▸ What is needed
From the entries below, extract every line that includes the word "Clone".

· · ·

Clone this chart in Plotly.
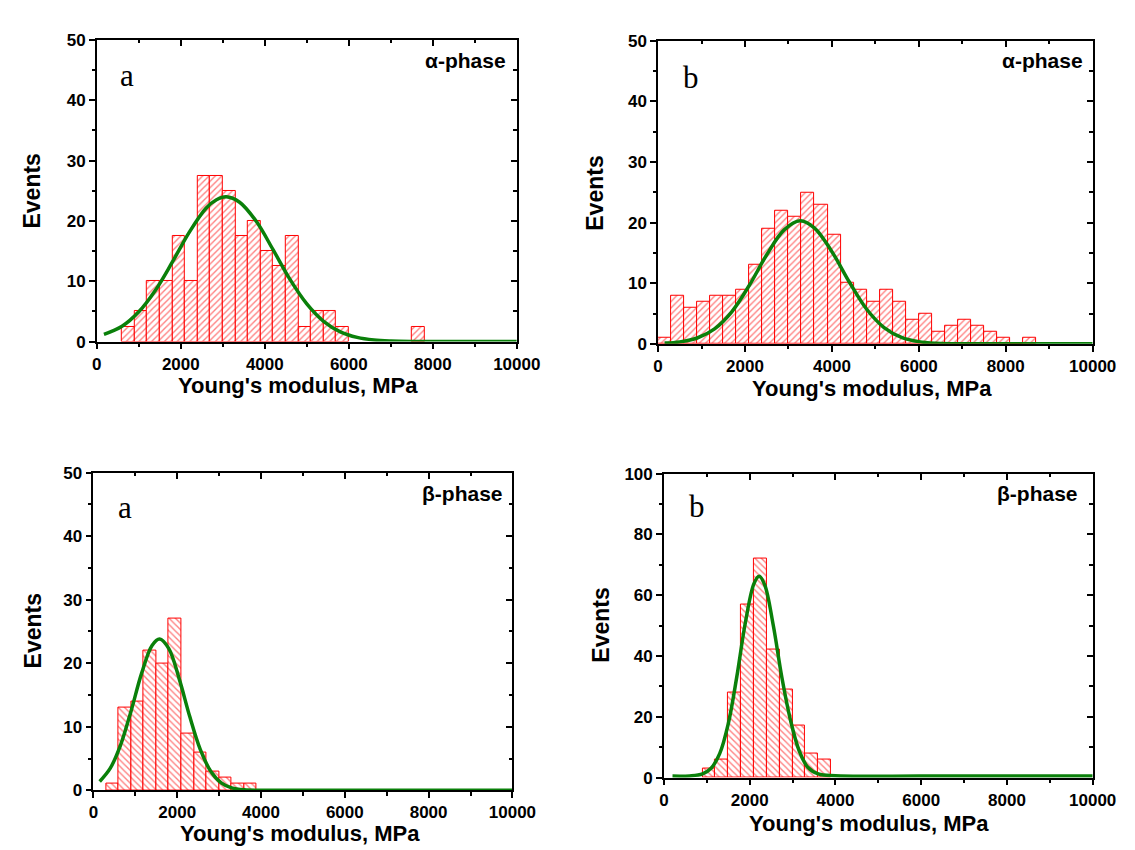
import plotly.graph_objects as go

W, H = 1135, 850

# ---------------- data ----------------
# Panel a, alpha-phase (top-left)
a_alpha_bins = [750, 1050, 1350, 1650, 1950, 2250, 2550, 2850, 3150, 3450,
                3750, 4050, 4350, 4650, 4950, 5250, 5550, 5850, 7650]
a_alpha_events = [2.5, 5, 10, 10, 17.5, 10, 27.5, 27.5, 25, 17.5,
                  20, 15, 12.5, 17.5, 2.5, 5, 5, 2.5, 2.5]
a_alpha_fit_x = [170, 600, 1000, 1400, 1800, 2200, 2600, 2850, 3080, 3400, 3800,
                 4200, 4600, 5000, 5400, 5800, 6200, 6600, 7000, 7500, 8500, 10000]
a_alpha_fit_y = [1.2, 2.54, 4.94, 8.56, 13.2, 18.1, 22.1, 23.5, 24.0, 23.1, 19.9,
                 15.2, 10.3, 6.24, 3.36, 1.61, 0.69, 0.26, 0.09, 0.02, 0.0, 0.0]

# Panel b, alpha-phase (top-right)
b_alpha_bins = [150, 450, 750, 1050, 1350, 1650, 1950, 2250, 2550, 2850,
                3150, 3450, 3750, 4050, 4350, 4650, 4950, 5250, 5550, 5850,
                6150, 6450, 6750, 7050, 7350, 7650, 7950, 8250, 8550]
b_alpha_events = [1, 8, 6, 7, 8, 8, 9, 13, 19, 22,
                  21, 25, 23, 18, 10, 9, 7, 9, 7, 4,
                  5, 2, 3, 4, 3, 2, 1, 0, 1]
b_alpha_fit_x = [150, 500, 900, 1300, 1700, 2100, 2500, 2900, 3270, 3600, 4000,
                 4400, 4800, 5200, 5600, 6000, 6400, 7000, 8000, 9000, 10000]
b_alpha_fit_y = [0.12, 0.32, 0.96, 2.48, 5.33, 9.66, 14.7, 18.8, 20.3, 19.1, 15.2,
                 10.2, 5.70, 2.69, 1.07, 0.36, 0.10, 0.01, 0.0, 0.0, 0.0]

# Panel a, beta-phase (bottom-left)
a_beta_bins = [450, 750, 1050, 1350, 1650, 1950, 2250, 2550, 2850, 3150, 3450, 3750]
a_beta_events = [1, 13, 14, 22, 20, 27, 9, 6, 3, 2, 1, 1]
a_beta_fit_x = [150, 400, 650, 900, 1150, 1400, 1580, 1800, 2050, 2300, 2550,
                2800, 3050, 3300, 3600, 4000, 6000, 8000, 10000]
a_beta_fit_y = [1.39, 3.44, 7.16, 12.5, 18.4, 22.8, 23.8, 22.3, 17.5, 11.6, 6.44,
                3.01, 1.18, 0.39, 0.08, 0.01, 0.0, 0.0, 0.0]

# Panel b, beta-phase (bottom-right)
b_beta_bins = [1050, 1350, 1650, 1950, 2250, 2550, 2850, 3150, 3450, 3750]
b_beta_events = [3, 6, 28, 57, 72, 42, 29, 17, 8, 6]
b_beta_fit_x = [200, 600, 900, 1100, 1300, 1500, 1700, 1900, 2100, 2220, 2350,
                2550, 2750, 2950, 3150, 3350, 3600, 4000, 6000, 8000, 10000]
b_beta_fit_y = [0.5, 0.57, 1.23, 3.08, 7.88, 17.7, 33.2, 51.0, 63.8, 66.2, 63.4,
                50.1, 33.0, 19.0, 9.0, 3.5, 1.2, 0.6, 0.5, 0.5, 0.5]

bin_width = 300
x_ticks_step = 2000

# ---------------- layout helpers ----------------
def fx(p):
    return p / W


def fy(p):
    return 1 - p / H


panels = [
    dict(bins=a_alpha_bins, ev=a_alpha_events, fx_=a_alpha_fit_x, fy_=a_alpha_fit_y,
         xpx=(86, 517), ypx=(23.5, 332), ymax=50, ydt=10, hatch='/',
         letter='a', letter_pos=(117, 60), phase='α-phase', phase_pos=(508, 45),
         ev_pos=(20, 178), xt_pos=(292, 377)),
    dict(bins=b_alpha_bins, ev=b_alpha_events, fx_=b_alpha_fit_x, fy_=b_alpha_fit_y,
         xpx=(662, 1108), ypx=(24.3, 334.3), ymax=50, ydt=10, hatch='/',
         letter='b', letter_pos=(696, 62), phase='α-phase', phase_pos=(1100, 45),
         ev_pos=(597, 180), xt_pos=(882, 380)),
    dict(bins=a_beta_bins, ev=a_beta_events, fx_=a_beta_fit_x, fy_=a_beta_fit_y,
         xpx=(82.5, 512.5), ypx=(466, 791), ymax=50, ydt=10, hatch='\\',
         letter='a', letter_pos=(115, 502), phase='β-phase', phase_pos=(505, 487),
         ev_pos=(20, 628), xt_pos=(295, 835)),
    dict(bins=b_beta_bins, ev=b_beta_events, fx_=b_beta_fit_x, fy_=b_beta_fit_y,
         xpx=(668, 1108), ypx=(467, 778), ymax=100, ydt=20, hatch='\\',
         letter='b', letter_pos=(702, 501), phase='β-phase', phase_pos=(1095, 487),
         ev_pos=(604, 622), xt_pos=(878, 825)),
]

tickfont = dict(family='Liberation Sans', size=17, color='black', weight='bold')
GREEN = '#0a800a'

fig = go.Figure()
layout = dict(
    width=W, height=H, margin=dict(l=0, r=0, t=0, b=0),
    paper_bgcolor='white', plot_bgcolor='white',
    bargap=0, showlegend=False, annotations=[],
)

for i, p in enumerate(panels):
    n = i + 1
    sfx = '' if n == 1 else str(n)
    ox, oy = str(n + 4), str(n + 4)
    xa, ya = 'x' + sfx, 'y' + sfx

    fig.add_trace(go.Bar(
        x=p['bins'], y=p['ev'], width=bin_width, xaxis=xa, yaxis=ya,
        marker=dict(color='white', line=dict(color='red', width=1),
                    pattern=dict(shape=p['hatch'], fgcolor='red', bgcolor='white',
                                 size=4.5, solidity=0.3)),
        hoverinfo='skip'))
    fig.add_trace(go.Scatter(
        x=p['fx_'], y=p['fy_'], mode='lines', xaxis=xa, yaxis=ya,
        line=dict(color=GREEN, width=3.5, shape='spline', smoothing=1.0),
        hoverinfo='skip'))
    fig.add_trace(go.Scatter(x=[None], y=[None], xaxis='x' + ox, yaxis='y' + oy,
                             showlegend=False, hoverinfo='skip'))

    common = dict(showgrid=False, zeroline=False, fixedrange=True)
    layout['xaxis' + sfx] = dict(
        domain=[fx(p['xpx'][0]), fx(p['xpx'][1])], anchor=ya, range=[0, 10000],
        tickmode='linear', tick0=0, dtick=x_ticks_step, tickformat='d',
        ticks='outside', ticklen=6,
        tickwidth=1.5, tickcolor='black', showline=True, linecolor='black',
        linewidth=1.5, mirror=True, tickfont=tickfont,
        minor=dict(dtick=x_ticks_step / 2, ticks='outside', ticklen=3.5,
                   tickwidth=1.5, tickcolor='black', showgrid=False), **common)
    layout['yaxis' + sfx] = dict(
        domain=[fy(p['ypx'][1]), fy(p['ypx'][0])], anchor=xa, range=[0, p['ymax']],
        tickmode='linear', tick0=0, dtick=p['ydt'], tickformat='d',
        ticks='outside', ticklen=6,
        tickwidth=1.5, tickcolor='black', showline=True, linecolor='black',
        linewidth=1.5, mirror=True, tickfont=tickfont,
        minor=dict(dtick=p['ydt'] / 2, ticks='outside', ticklen=3.5,
                   tickwidth=1.5, tickcolor='black', showgrid=False), **common)
    layout['xaxis' + ox] = dict(
        overlaying=xa, side='top', anchor='y' + oy, range=[0, 10000],
        tickmode='linear', tick0=0, dtick=x_ticks_step, ticks='inside', ticklen=6,
        tickwidth=1.5, tickcolor='black', showline=False, showticklabels=False,
        minor=dict(dtick=x_ticks_step / 2, ticks='inside', ticklen=3.5,
                   tickwidth=1.5, tickcolor='black', showgrid=False), **common)
    layout['yaxis' + oy] = dict(
        overlaying=ya, side='right', anchor='x' + ox, range=[0, p['ymax']],
        tickmode='linear', tick0=0, dtick=p['ydt'], ticks='inside', ticklen=6,
        tickwidth=1.5, tickcolor='black', showline=False, showticklabels=False,
        minor=dict(dtick=p['ydt'] / 2, ticks='inside', ticklen=3.5,
                   tickwidth=1.5, tickcolor='black', showgrid=False), **common)

    ann = layout['annotations']
    ann.append(dict(text=p['letter'], x=fx(p['letter_pos'][0]), y=fy(p['letter_pos'][1]),
                    xref='paper', yref='paper', showarrow=False, xanchor='center',
                    yanchor='middle',
                    font=dict(family='Liberation Serif', size=31, color='black')))
    ann.append(dict(text='<b>' + p['phase'] + '</b>', x=fx(p['phase_pos'][0]),
                    y=fy(p['phase_pos'][1]), xref='paper', yref='paper',
                    showarrow=False, xanchor='right', yanchor='middle',
                    font=dict(family='Liberation Sans', size=21, color='black')))
    ann.append(dict(text='<b>Events</b>', x=fx(p['ev_pos'][0]), y=fy(p['ev_pos'][1]),
                    xref='paper', yref='paper', showarrow=False, textangle=-90,
                    xanchor='center', yanchor='middle',
                    font=dict(family='Liberation Sans', size=23, color='black')))
    ann.append(dict(text="<b>Young's modulus, MPa</b>", x=fx(p['xt_pos'][0]),
                    y=fy(p['xt_pos'][1]), xref='paper', yref='paper',
                    showarrow=False, xanchor='center', yanchor='middle',
                    font=dict(family='Liberation Sans', size=22, color='black')))

fig.update_layout(**layout)
fig.write_html("out.html")
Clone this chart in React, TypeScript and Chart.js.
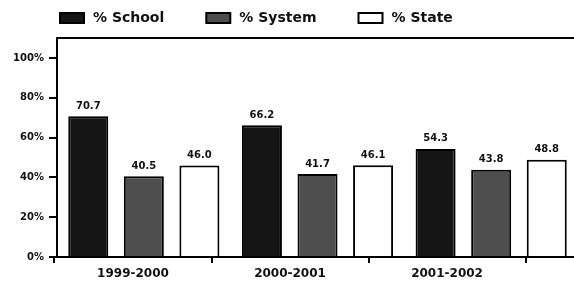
import React, { useEffect, useRef } from "react";
import { Chart, registerables } from "chart.js";

Chart.register(...registerables);

const categories = ["1999-2000", "2000-2001", "2001-2002"];
const seriesNames = ["% School", "% System", "% State"];
const schoolValues = [70.7, 66.2, 54.3];
const systemValues = [40.5, 41.7, 43.8];
const stateValues = [46.0, 46.1, 48.8];
const yTickValues = [0, 20, 40, 60, 80, 100];

const FONT = "'DejaVu Sans', Verdana, sans-serif";
const colors = ["#151515", "#4e4e4e", "#ffffff"];

const valueLabels = {
  id: "valueLabels",
  afterDatasetsDraw(chart: any) {
    const ctx = chart.ctx;
    ctx.save();
    ctx.font = `bold 10px ${FONT}`;
    ctx.fillStyle = "#111";
    ctx.textAlign = "center";
    ctx.textBaseline = "bottom";
    chart.data.datasets.forEach((ds: any, i: number) => {
      const meta = chart.getDatasetMeta(i);
      meta.data.forEach((el: any, j: number) => {
        ctx.fillText(Number(ds.data[j]).toFixed(1), el.x, el.y - 5);
      });
    });
    ctx.restore();
  },
};

const customLegend = {
  id: "customLegend",
  afterDraw(chart: any) {
    const ctx = chart.ctx;
    ctx.save();
    ctx.font = `bold 14px ${FONT}`;
    ctx.textBaseline = "middle";
    ctx.textAlign = "left";
    let x = 60;
    const y = 13;
    chart.data.datasets.forEach((ds: any) => {
      ctx.fillStyle = ds.backgroundColor;
      ctx.fillRect(x, y, 24, 10);
      ctx.strokeStyle = "#000";
      ctx.lineWidth = 2;
      ctx.strokeRect(x, y, 24, 10);
      ctx.fillStyle = "#111";
      ctx.fillText(ds.label, x + 33, y + 5);
      x += 33 + ctx.measureText(ds.label).width + 42;
    });
    ctx.restore();
  },
};

export default function App() {
  const ref = useRef<HTMLCanvasElement>(null);
  useEffect(() => {
    if (!ref.current) return;
    const seriesValues = [schoolValues, systemValues, stateValues];
    const chart = new Chart(ref.current, {
      type: "bar",
      data: {
        labels: categories,
        datasets: seriesNames.map((name, i) => ({
          label: name,
          data: seriesValues[i],
          backgroundColor: colors[i],
          borderColor: "#000",
          borderWidth: 2,
          barPercentage: 0.72,
          categoryPercentage: 0.96,
          xAxisID: "x",
          yAxisID: "y",
        })),
      },
      options: {
        animation: false,
        responsive: false,
        maintainAspectRatio: false,
        layout: { padding: { top: 38, left: 0, right: 0, bottom: 0 } },
        plugins: { legend: { display: false }, tooltip: { enabled: false } },
        scales: {
          x: { type: "category", display: false, offset: true },
          x2: {
            type: "linear",
            position: "bottom",
            offset: false,
            min: 0.016,
            max: 3.334,
            afterBuildTicks(scale: any) {
              scale.ticks = [0, 0.5, 1, 1.5, 2, 2.5, 3].map((v) => ({ value: v }));
            },
            afterFit(scale: any) {
              scale.height = 30;
            },
            ticks: {
              autoSkip: false,
              maxRotation: 0,
              padding: 4,
              color: "#111",
              font: { family: FONT, size: 12, weight: "bold" },
              callback: (v: any) => {
                const idx = Number(v) - 0.5;
                return Number.isInteger(idx) ? categories[idx] : "";
              },
            },
            grid: {
              offset: false,
              drawOnChartArea: false,
              tickLength: 6,
              lineWidth: 2,
              tickColor: (c: any) =>
                c.tick && Number.isInteger(c.tick.value) ? "#000" : "rgba(0,0,0,0)",
            },
            border: { display: true, color: "#000", width: 2 },
          },
          y: {
            min: 0,
            max: 110,
            position: "left",
            afterBuildTicks(scale: any) {
              scale.ticks = [...yTickValues, 110].map((v) => ({ value: v }));
            },
            afterFit(scale: any) {
              scale.width = 57;
            },
            ticks: {
              padding: 5,
              color: "#111",
              font: { family: FONT, size: 10, weight: "bold" },
              callback: (v: any) => (Number(v) > 100 ? "" : `${v}%`),
            },
            grid: {
              drawOnChartArea: true,
              lineWidth: 2,
              tickLength: 8,
              color: (c: any) =>
                c.tick && c.tick.value === 110 ? "#000" : "rgba(0,0,0,0)",
              tickColor: (c: any) =>
                c.tick && c.tick.value === 110 ? "rgba(0,0,0,0)" : "#000",
            },
            border: { display: true, color: "#000", width: 2 },
          },
        },
      },
      plugins: [valueLabels, customLegend],
    } as any);
    return () => chart.destroy();
  }, []);
  return (
    <div style={{ position: "fixed", left: 0, top: 0, width: 574, height: 287, overflow: "hidden", background: "#fff" }}>
      <canvas ref={ref} width={578} height={287} />
    </div>
  );
}
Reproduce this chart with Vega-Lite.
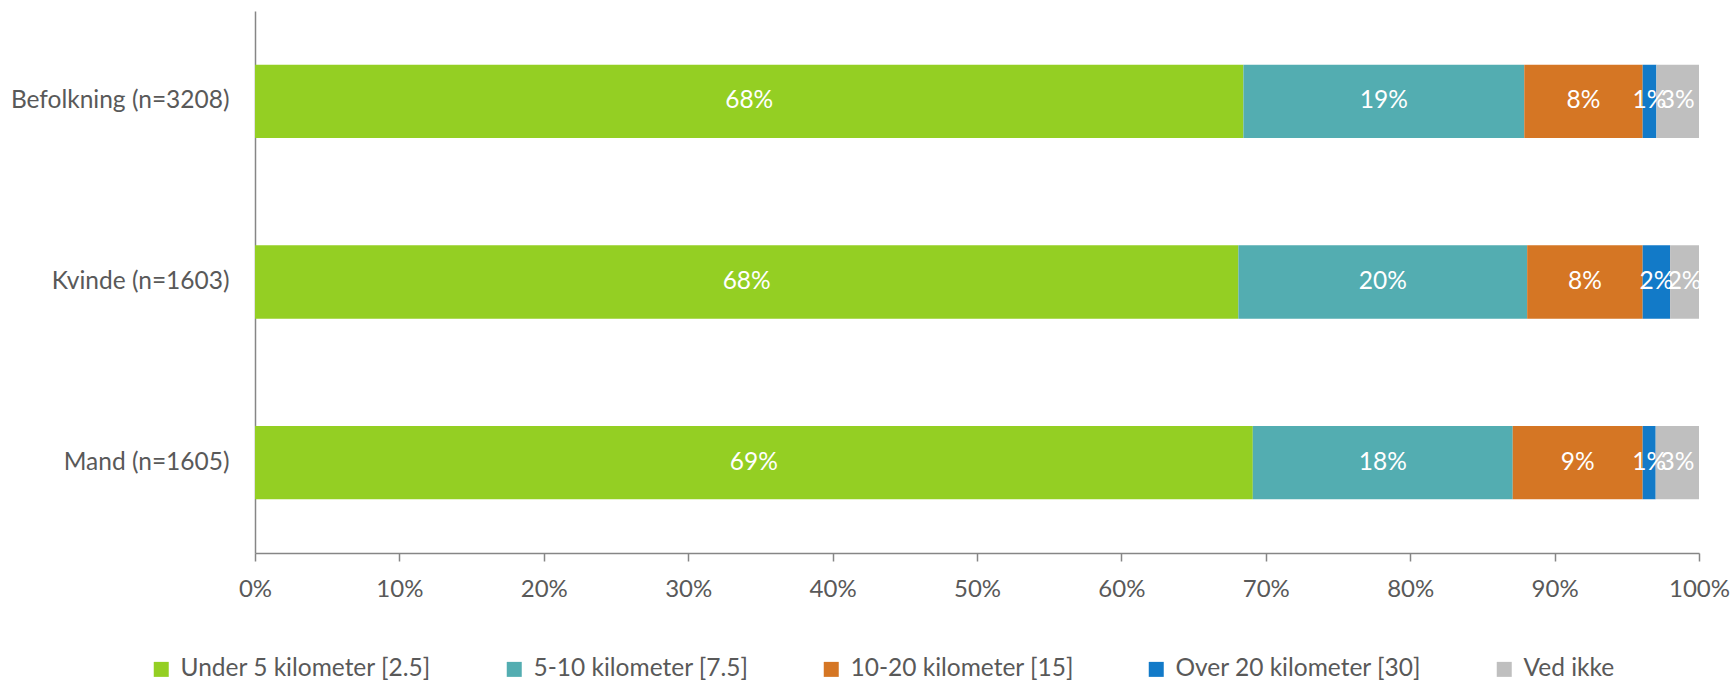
{
  "$schema": "https://vega.github.io/schema/vega-lite/v6.json",
  "width": 1444,
  "height": 542,
  "autosize": "none",
  "padding": {"left": 255, "top": 11, "right": 34, "bottom": 128},
  "background": "white",
  "config": {"view": {"stroke": null}, "font": "Lato"},
  "data": {
    "values": [
      {"group": "Befolkning (n=3208)", "cat": "Under 5 kilometer [2.5]", "order": 1, "value": 0.6845},
      {"group": "Befolkning (n=3208)", "cat": "5-10 kilometer [7.5]", "order": 2, "value": 0.1945},
      {"group": "Befolkning (n=3208)", "cat": "10-20 kilometer [15]", "order": 3, "value": 0.082},
      {"group": "Befolkning (n=3208)", "cat": "Over 20 kilometer [30]", "order": 4, "value": 0.0095},
      {"group": "Befolkning (n=3208)", "cat": "Ved ikke", "order": 5, "value": 0.0295},
      {"group": "Kvinde (n=1603)", "cat": "Under 5 kilometer [2.5]", "order": 1, "value": 0.681},
      {"group": "Kvinde (n=1603)", "cat": "5-10 kilometer [7.5]", "order": 2, "value": 0.200},
      {"group": "Kvinde (n=1603)", "cat": "10-20 kilometer [15]", "order": 3, "value": 0.080},
      {"group": "Kvinde (n=1603)", "cat": "Over 20 kilometer [30]", "order": 4, "value": 0.019},
      {"group": "Kvinde (n=1603)", "cat": "Ved ikke", "order": 5, "value": 0.020},
      {"group": "Mand (n=1605)", "cat": "Under 5 kilometer [2.5]", "order": 1, "value": 0.691},
      {"group": "Mand (n=1605)", "cat": "5-10 kilometer [7.5]", "order": 2, "value": 0.180},
      {"group": "Mand (n=1605)", "cat": "10-20 kilometer [15]", "order": 3, "value": 0.090},
      {"group": "Mand (n=1605)", "cat": "Over 20 kilometer [30]", "order": 4, "value": 0.009},
      {"group": "Mand (n=1605)", "cat": "Ved ikke", "order": 5, "value": 0.030}
    ]
  },
  "transform": [
    {"stack": "value", "groupby": ["group"], "sort": [{"field": "order"}], "as": ["x0", "x1"]},
    {"calculate": "(datum.x0 + datum.x1) / 2", "as": "mid"}
  ],
  "encoding": {
    "y": {
      "field": "group",
      "type": "nominal",
      "sort": null,
      "scale": {"paddingInner": 0.594, "paddingOuter": 0.297},
      "axis": {
        "title": null,
        "ticks": false,
        "labelPadding": 26,
        "labelLimit": 0,
        "labelFont": "Lato",
        "labelFontSize": 24.5,
        "labelColor": "#595959",
        "domainColor": "#868686",
        "domainWidth": 1.5
      }
    }
  },
  "layer": [
    {
      "mark": {"type": "bar"},
      "encoding": {
        "x": {
          "field": "x0",
          "type": "quantitative",
          "scale": {"domain": [0, 1], "nice": false},
          "axis": {
            "title": null,
            "format": ".0%",
            "values": [0, 0.1, 0.2, 0.3, 0.4, 0.5, 0.6, 0.7, 0.8, 0.9, 1],
            "grid": false,
            "tickSize": 8,
            "tickColor": "#868686",
            "tickWidth": 1.5,
            "domainColor": "#868686",
            "domainWidth": 1.5,
            "labelPadding": 16,
            "labelFlush": false,
            "labelFont": "Lato",
            "labelFontSize": 24,
            "labelColor": "#595959"
          }
        },
        "x2": {"field": "x1"},
        "color": {
          "field": "cat",
          "type": "nominal",
          "scale": {
            "domain": ["Under 5 kilometer [2.5]", "5-10 kilometer [7.5]", "10-20 kilometer [15]", "Over 20 kilometer [30]", "Ved ikke"],
            "range": ["#94CF23", "#53ADB1", "#D57624", "#127AC8", "#BFBFBF"]
          },
          "legend": {
            "title": null,
            "orient": "none",
            "legendX": -106,
            "legendY": 646,
            "direction": "horizontal",
            "columns": 5,
            "columnPadding": 70,
            "symbolType": "square",
            "symbolSize": 225,
            "symbolStrokeWidth": 0,
            "labelOffset": 7,
            "labelFont": "Lato",
            "labelFontSize": 24.5,
            "labelColor": "#595959",
            "labelLimit": 0
          }
        }
      }
    },
    {
      "mark": {"type": "text", "color": "white", "font": "Lato", "fontSize": 24.5, "baseline": "middle", "align": "center"},
      "encoding": {
        "x": {"field": "mid", "type": "quantitative"},
        "text": {"field": "value", "type": "quantitative", "format": ".0%"}
      }
    }
  ]
}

· · ·

▸ Response to this task
Clone this chart in Plotly.
Clone this chart in React, TypeScript and Chart.js.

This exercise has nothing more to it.